I have recently read about a data structure disjoint-set-union. I am confused about the rank heuristic. I have read that "rank is not height of the tree set".
I am unable to find this claim right. It is because when rank heuristic is used for union then easily we can see that rank is height of the tree set, but when we use path compression with it rank is no more height. But still, we are doing union considering the rank of the tree.
Suppose I am calling find(a1) and find(a2), it should change the rank of parent of a1 and a2, if height of parent of a1 lies in path from root to a1(same for a2).
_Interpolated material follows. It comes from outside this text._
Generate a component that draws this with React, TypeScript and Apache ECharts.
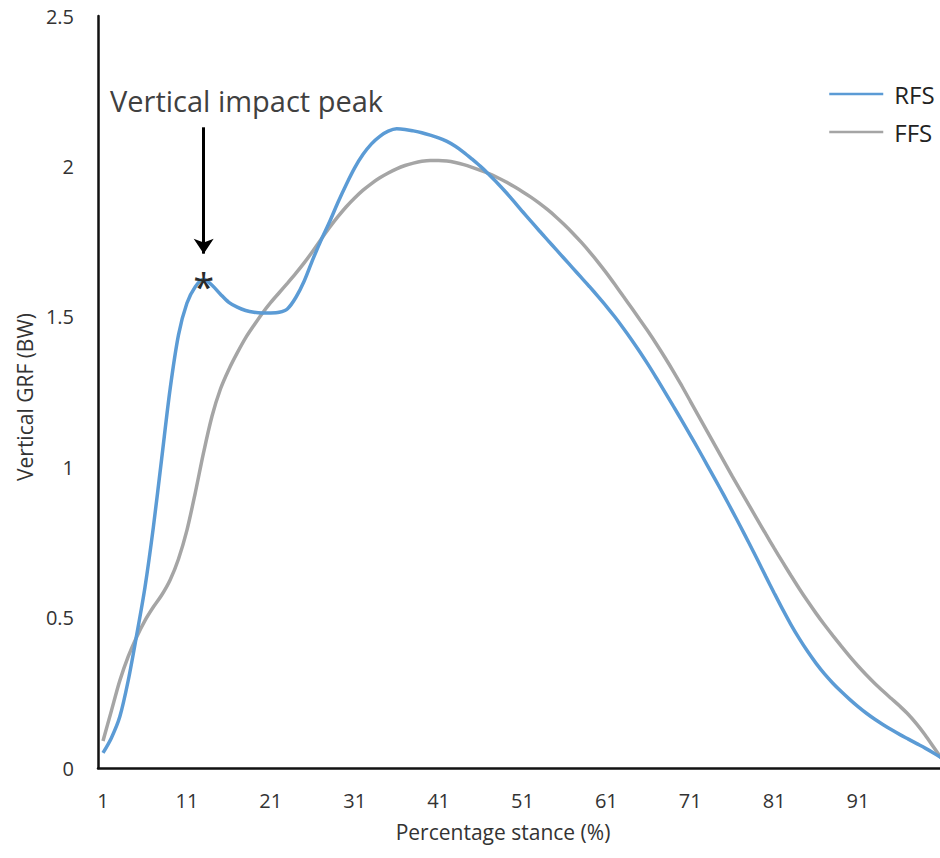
import React, { useEffect, useRef } from "react";
import * as echarts from "echarts";

const STANCE: number[] = Array.from({ length: 101 }, (_, i) => i + 1);
const X_TICKS = [1, 11, 21, 31, 41, 51, 61, 71, 81, 91];

const RFS = [
  0.05, 0.1, 0.17, 0.29, 0.44, 0.6, 0.8, 1.03, 1.26, 1.44,
  1.545, 1.6, 1.625, 1.605, 1.575, 1.548, 1.532, 1.521, 1.515, 1.513,
  1.513, 1.515, 1.527, 1.565, 1.62, 1.69, 1.755, 1.815, 1.88, 1.94,
  1.995, 2.04, 2.075, 2.1, 2.117, 2.125, 2.123, 2.118, 2.112, 2.104,
  2.095, 2.083, 2.067, 2.047, 2.024, 2.0, 1.973, 1.945, 1.915, 1.883,
  1.85, 1.818, 1.786, 1.755, 1.724, 1.693, 1.662, 1.631, 1.6, 1.568,
  1.535, 1.5, 1.463, 1.424, 1.383, 1.34, 1.295, 1.249, 1.202, 1.155,
  1.107, 1.058, 1.008, 0.958, 0.907, 0.855, 0.802, 0.748, 0.693, 0.637,
  0.582, 0.528, 0.477, 0.43, 0.387, 0.348, 0.313, 0.282, 0.254, 0.228,
  0.204, 0.182, 0.162, 0.144, 0.127, 0.111, 0.096, 0.081, 0.066, 0.05,
  0.033,
];

const FFS = [
  0.09, 0.19, 0.29, 0.37, 0.435, 0.49, 0.535, 0.575, 0.625, 0.695,
  0.79, 0.915, 1.05, 1.17, 1.26, 1.325, 1.38, 1.43, 1.472, 1.512,
  1.548, 1.58, 1.612, 1.645, 1.68, 1.718, 1.758, 1.797, 1.833, 1.866,
  1.895, 1.921, 1.943, 1.962, 1.978, 1.992, 2.003, 2.011, 2.017, 2.02,
  2.02, 2.018, 2.013, 2.006, 1.997, 1.987, 1.976, 1.963, 1.949, 1.933,
  1.916, 1.898, 1.878, 1.856, 1.832, 1.806, 1.778, 1.748, 1.716, 1.682,
  1.646, 1.608, 1.569, 1.53, 1.49, 1.45, 1.408, 1.364, 1.318, 1.27,
  1.22, 1.17, 1.12, 1.07, 1.02, 0.97, 0.922, 0.874, 0.826, 0.778,
  0.731, 0.685, 0.64, 0.596, 0.554, 0.514, 0.476, 0.44, 0.405, 0.371,
  0.339, 0.309, 0.281, 0.255, 0.23, 0.205, 0.178, 0.146, 0.11, 0.07,
  0.03,
];

const PEAK_X = 13;
const PEAK_Y = 1.625;

const FONT = "'Open Sans', 'Noto Sans', sans-serif";

export default function App() {
  const ref = useRef<HTMLDivElement>(null);

  useEffect(() => {
    document.body.style.margin = "0";
    if (!ref.current) return;
    const chart = echarts.init(ref.current, null, { renderer: "svg" });
    chart.setOption({
      animation: false,
      backgroundColor: "#ffffff",
      grid: { left: 98, right: 0, top: 16, bottom: 90, containLabel: false },
      legend: {
        orient: "vertical",
        left: 823,
        top: 77,
        itemWidth: 54,
        itemHeight: 14,
        itemGap: 14,
        lineStyle: { width: 2.5 },
        itemStyle: { opacity: 0 },
        data: ["RFS", "FFS"],
        textStyle: { fontSize: 24, fontFamily: FONT, color: "#222", padding: [0, 0, 0, 6] },
      },
      xAxis: {
        type: "value",
        min: 0.404,
        max: 100.77,
        splitLine: { show: false },
        axisTick: { show: false },
        axisLine: { show: true, lineStyle: { color: "#111", width: 2.5 } },
        axisLabel: {
          customValues: X_TICKS,
          fontSize: 20,
          fontFamily: FONT,
          color: "#333",
          margin: 22,
        },
      },
      yAxis: {
        type: "value",
        min: 0,
        max: 2.5,
        interval: 0.5,
        splitLine: { show: false },
        axisTick: { show: false },
        axisLine: { show: true, lineStyle: { color: "#111", width: 2.5 } },
        axisLabel: { fontSize: 20, fontFamily: FONT, color: "#333", margin: 24 },
      },
      series: [
        {
          name: "RFS",
          type: "line",
          data: STANCE.map((x, i) => [x, RFS[i]]),
          showSymbol: false,
          symbol: "none",
          smooth: 0.3,
          color: "#5B9BD5",
          lineStyle: { color: "#5B9BD5", width: 3.5 },
          itemStyle: { color: "#5B9BD5" },
          z: 3,
          markLine: {
            silent: true,
            symbol: ["none", "arrow"],
            symbolSize: [15, 15],
            label: { show: false },
            lineStyle: { color: "#000", width: 3, type: "solid" },
            data: [[{ coord: [PEAK_X, 2.13] }, { coord: [PEAK_X, 1.71] }]],
          },
          markPoint: {
            silent: true,
            symbol: "circle",
            symbolSize: 1,
            itemStyle: { color: "rgba(0,0,0,0)" },
            label: {
              show: true,
              formatter: "*",
              position: "inside",
              fontSize: 38,
              fontFamily: FONT,
              color: "#2a2a2a",
              offset: [0, 7],
            },
            data: [{ coord: [PEAK_X, PEAK_Y] }],
          },
        },
        {
          name: "FFS",
          type: "line",
          data: STANCE.map((x, i) => [x, FFS[i]]),
          showSymbol: false,
          symbol: "none",
          smooth: 0.3,
          color: "#A5A5A5",
          lineStyle: { color: "#A5A5A5", width: 3.5 },
          itemStyle: { color: "#A5A5A5" },
          z: 2,
        },
      ],
      graphic: [
        {
          type: "text",
          x: 110,
          y: 100,
          style: {
            text: "Vertical impact peak",
            fontSize: 29,
            fontFamily: FONT,
            fill: "#404040",
            align: "left",
            verticalAlign: "middle",
          },
        },
        {
          type: "text",
          x: 503,
          y: 832,
          style: {
            text: "Percentage stance (%)",
            fontSize: 21,
            fontFamily: FONT,
            fill: "#333",
            align: "center",
            verticalAlign: "middle",
          },
        },
        {
          type: "text",
          x: 25,
          y: 397,
          rotation: Math.PI / 2,
          style: {
            text: "Vertical GRF (BW)",
            fontSize: 21,
            fontFamily: FONT,
            fill: "#333",
            align: "center",
            verticalAlign: "middle",
          },
        },
      ],
    });
    return () => chart.dispose();
  }, []);

  return <div ref={ref} style={{ width: 940, height: 858 }} />;
}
How this path compression is working when rank is no more height of the tree? What does rank of the tree represents while using path-compression.
Below is code for find and union function. It is not a "complete program". But can be made into one easily.
int find(vector<int>& parent, int i) {
if (parent[i] != i)
parent[i] = find(parent, parent[i]);
return i;
}
void union(vector<int>& parent, vector<int>& rannk, int x, int y) {
int xroot = find(parent, x);
int yroot = find(parent, y);
if (rank[xroot] < rank[yroot])
parent[xroot] = yroot;
else if (rank[xroot] > rank[yroot])
parent[yroot] = xroot;
else{
parent[yroot] = xroot;
rank[xroot]++;
}
}
int main() {
vector<int> parent(10), rank(10, 1);
for(int i = 0; i < 10; ++i)
parent[i] = i;
union(2, 5);
union(1, 3);
union(2, 7);
union(2, 1);
union(9, 8);
union(0, 8);
union(0, 1);
}
Above are just a few core functions for the sake of understanding.
parent[i] represents the parent of element i, 0<=i<=10 rank[i] represents rank of i(root) of a set, 0<=i<=10
As you can easily see, after each find() call the path is compressed from a node to its parent(now, it is directly connected to parent). Now rank is not the height of the tree set.
This code is using rank[] for determining the merging. What does rank[i] represent here and how does it help to decide to merge two sets in union()?